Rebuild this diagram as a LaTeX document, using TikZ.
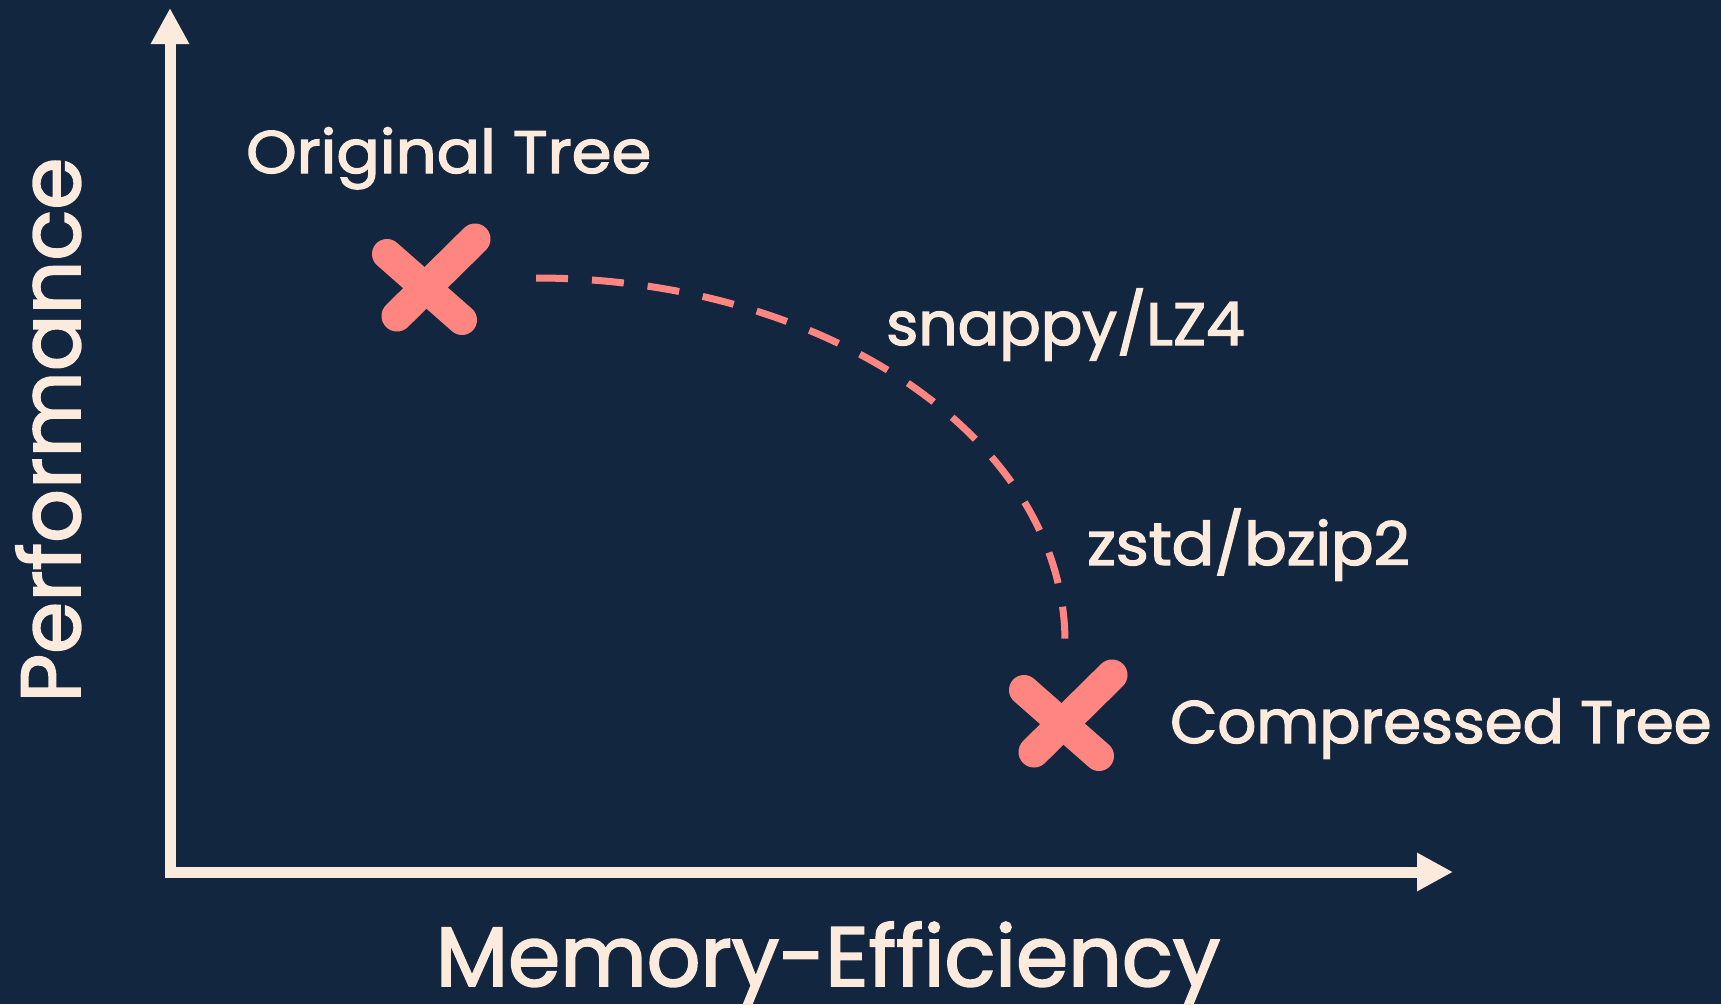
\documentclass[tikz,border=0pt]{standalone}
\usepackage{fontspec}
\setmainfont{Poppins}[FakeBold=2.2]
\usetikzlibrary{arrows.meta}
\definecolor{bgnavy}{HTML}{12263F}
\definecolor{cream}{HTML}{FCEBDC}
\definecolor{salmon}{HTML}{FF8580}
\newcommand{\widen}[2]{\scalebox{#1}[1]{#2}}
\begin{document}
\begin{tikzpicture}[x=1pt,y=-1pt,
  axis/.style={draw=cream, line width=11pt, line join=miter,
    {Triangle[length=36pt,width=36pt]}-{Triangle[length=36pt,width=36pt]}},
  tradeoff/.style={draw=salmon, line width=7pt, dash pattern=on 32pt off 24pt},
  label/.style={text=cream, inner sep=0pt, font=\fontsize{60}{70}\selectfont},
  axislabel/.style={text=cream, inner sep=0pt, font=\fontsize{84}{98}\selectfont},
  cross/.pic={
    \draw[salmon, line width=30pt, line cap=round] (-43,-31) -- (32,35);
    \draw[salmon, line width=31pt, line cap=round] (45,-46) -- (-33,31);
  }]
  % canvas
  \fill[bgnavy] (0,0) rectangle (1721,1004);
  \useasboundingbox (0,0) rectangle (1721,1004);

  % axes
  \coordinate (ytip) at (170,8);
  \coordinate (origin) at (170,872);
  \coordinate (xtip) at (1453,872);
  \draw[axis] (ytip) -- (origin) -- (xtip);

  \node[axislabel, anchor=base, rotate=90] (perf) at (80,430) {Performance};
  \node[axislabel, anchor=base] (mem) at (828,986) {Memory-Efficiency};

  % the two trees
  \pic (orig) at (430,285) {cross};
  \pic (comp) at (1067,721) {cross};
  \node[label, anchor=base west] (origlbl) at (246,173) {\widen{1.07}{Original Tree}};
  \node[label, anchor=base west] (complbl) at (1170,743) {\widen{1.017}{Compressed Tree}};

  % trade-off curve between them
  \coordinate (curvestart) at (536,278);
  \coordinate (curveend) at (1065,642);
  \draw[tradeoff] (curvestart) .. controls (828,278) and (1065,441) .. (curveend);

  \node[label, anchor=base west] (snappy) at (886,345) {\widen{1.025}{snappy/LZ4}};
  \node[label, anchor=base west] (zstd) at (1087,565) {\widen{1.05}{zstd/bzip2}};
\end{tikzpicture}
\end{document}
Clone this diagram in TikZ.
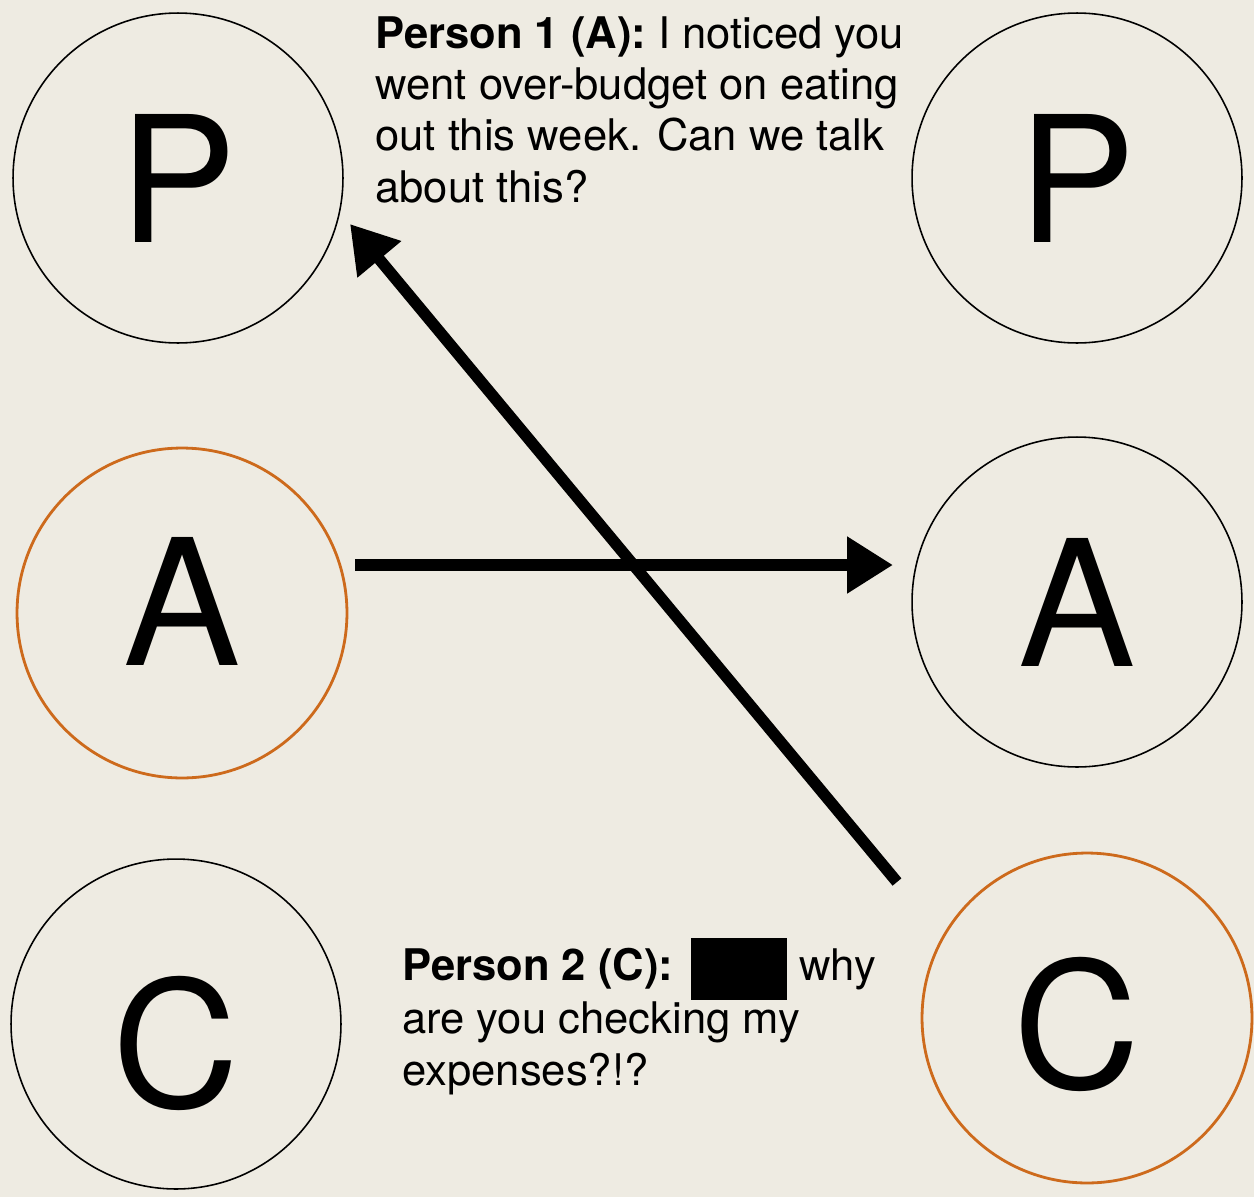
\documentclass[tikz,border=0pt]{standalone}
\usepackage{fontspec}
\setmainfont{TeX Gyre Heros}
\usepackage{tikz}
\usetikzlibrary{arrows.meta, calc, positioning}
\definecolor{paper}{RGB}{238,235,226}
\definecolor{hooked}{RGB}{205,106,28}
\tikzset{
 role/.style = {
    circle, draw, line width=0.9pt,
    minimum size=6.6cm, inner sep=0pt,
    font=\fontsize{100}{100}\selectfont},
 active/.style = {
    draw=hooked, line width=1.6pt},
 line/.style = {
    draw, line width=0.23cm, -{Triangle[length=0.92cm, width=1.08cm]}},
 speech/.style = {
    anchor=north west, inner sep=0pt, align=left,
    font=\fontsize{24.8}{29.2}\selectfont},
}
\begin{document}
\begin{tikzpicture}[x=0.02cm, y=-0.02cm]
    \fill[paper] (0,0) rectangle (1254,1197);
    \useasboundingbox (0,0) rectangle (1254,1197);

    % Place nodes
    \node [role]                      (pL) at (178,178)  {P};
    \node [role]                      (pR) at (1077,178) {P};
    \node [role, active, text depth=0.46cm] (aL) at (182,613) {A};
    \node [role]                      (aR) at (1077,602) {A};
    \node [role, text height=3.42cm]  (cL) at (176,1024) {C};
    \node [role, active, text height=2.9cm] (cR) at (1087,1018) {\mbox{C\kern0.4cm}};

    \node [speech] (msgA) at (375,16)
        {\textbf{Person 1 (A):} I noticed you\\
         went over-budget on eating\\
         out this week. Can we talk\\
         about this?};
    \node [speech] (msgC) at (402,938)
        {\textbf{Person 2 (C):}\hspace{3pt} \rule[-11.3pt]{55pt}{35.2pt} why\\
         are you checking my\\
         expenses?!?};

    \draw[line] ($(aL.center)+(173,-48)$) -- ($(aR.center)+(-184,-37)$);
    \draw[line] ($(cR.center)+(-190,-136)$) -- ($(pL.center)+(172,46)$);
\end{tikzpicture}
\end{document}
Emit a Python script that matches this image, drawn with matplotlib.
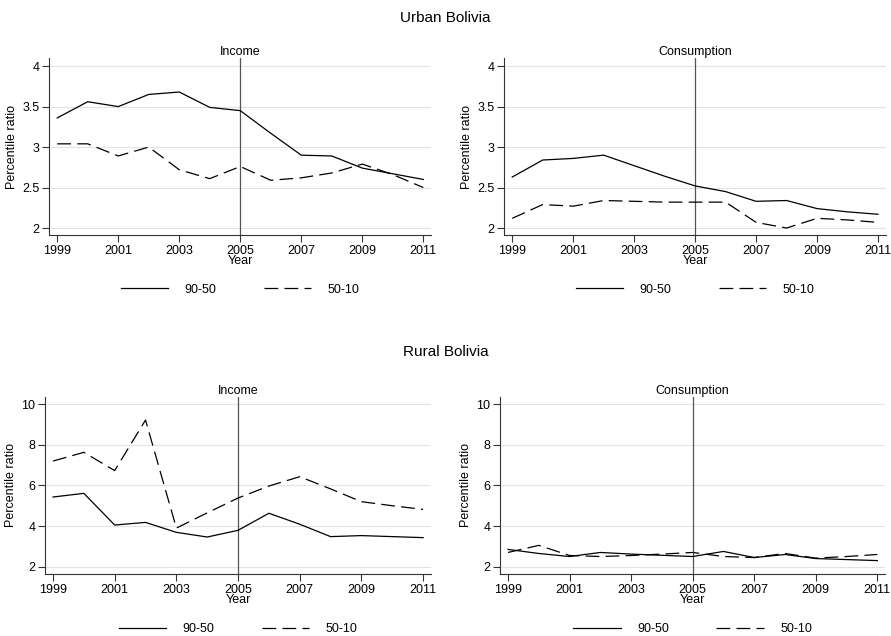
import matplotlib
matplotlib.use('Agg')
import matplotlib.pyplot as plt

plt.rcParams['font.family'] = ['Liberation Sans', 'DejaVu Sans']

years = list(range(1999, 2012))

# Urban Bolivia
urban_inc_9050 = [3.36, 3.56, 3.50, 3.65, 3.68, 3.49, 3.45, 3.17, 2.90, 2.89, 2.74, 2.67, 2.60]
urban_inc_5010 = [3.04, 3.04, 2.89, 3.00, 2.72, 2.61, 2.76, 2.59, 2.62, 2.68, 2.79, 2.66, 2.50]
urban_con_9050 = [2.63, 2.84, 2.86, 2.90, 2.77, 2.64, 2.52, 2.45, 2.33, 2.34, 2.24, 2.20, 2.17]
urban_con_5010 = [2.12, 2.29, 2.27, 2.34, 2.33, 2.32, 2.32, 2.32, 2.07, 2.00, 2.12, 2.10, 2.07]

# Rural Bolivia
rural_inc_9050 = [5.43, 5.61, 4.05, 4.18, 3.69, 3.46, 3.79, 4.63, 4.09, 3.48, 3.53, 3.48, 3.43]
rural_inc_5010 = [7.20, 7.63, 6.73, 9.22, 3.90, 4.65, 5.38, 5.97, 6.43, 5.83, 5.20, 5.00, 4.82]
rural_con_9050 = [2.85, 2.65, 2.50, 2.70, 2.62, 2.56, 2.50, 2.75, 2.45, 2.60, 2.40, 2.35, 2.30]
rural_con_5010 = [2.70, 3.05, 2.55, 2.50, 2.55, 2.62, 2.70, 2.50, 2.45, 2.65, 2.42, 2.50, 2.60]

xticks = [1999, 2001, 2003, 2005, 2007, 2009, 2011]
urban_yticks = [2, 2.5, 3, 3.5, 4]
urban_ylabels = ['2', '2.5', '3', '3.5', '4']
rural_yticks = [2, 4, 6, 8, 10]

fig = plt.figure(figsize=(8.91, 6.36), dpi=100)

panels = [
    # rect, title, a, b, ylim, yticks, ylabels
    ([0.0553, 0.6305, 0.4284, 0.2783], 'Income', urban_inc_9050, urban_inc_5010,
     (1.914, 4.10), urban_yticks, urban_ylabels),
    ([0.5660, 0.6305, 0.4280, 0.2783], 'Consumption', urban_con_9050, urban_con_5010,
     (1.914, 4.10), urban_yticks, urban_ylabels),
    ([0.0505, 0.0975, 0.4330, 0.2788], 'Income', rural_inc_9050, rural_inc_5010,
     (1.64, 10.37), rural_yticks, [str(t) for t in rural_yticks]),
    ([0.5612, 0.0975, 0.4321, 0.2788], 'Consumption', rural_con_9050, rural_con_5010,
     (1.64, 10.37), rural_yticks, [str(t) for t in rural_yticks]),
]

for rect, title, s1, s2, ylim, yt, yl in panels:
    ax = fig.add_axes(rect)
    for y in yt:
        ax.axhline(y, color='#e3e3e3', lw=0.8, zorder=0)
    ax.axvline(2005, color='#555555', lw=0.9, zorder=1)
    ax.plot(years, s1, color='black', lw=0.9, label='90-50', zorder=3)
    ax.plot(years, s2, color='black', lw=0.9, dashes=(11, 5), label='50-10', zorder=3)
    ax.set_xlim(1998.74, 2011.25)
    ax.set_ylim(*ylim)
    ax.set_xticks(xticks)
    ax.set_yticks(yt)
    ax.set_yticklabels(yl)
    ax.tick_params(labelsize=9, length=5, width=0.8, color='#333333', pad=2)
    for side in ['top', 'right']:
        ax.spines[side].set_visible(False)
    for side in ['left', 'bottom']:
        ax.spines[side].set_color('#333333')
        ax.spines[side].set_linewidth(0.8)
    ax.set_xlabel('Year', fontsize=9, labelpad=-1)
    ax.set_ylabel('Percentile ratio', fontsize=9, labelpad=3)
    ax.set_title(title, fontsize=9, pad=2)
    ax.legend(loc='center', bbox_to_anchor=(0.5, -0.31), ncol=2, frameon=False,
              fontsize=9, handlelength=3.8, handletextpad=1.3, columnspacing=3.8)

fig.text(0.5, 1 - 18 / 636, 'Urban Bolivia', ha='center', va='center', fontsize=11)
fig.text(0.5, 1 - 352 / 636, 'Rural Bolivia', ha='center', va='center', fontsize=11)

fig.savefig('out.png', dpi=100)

______________________________

**Set problem**
Word for word, retype the lines in the entries above that run from the one with "Emit a Python" through the one with "years = list(range(1999, 2012))". Both ends count; pictures do not.

**Complete answer**
Emit a Python script that matches this image, drawn with matplotlib.
import matplotlib
matplotlib.use('Agg')
import matplotlib.pyplot as plt

plt.rcParams['font.family'] = ['Liberation Sans', 'DejaVu Sans']

years = list(range(1999, 2012))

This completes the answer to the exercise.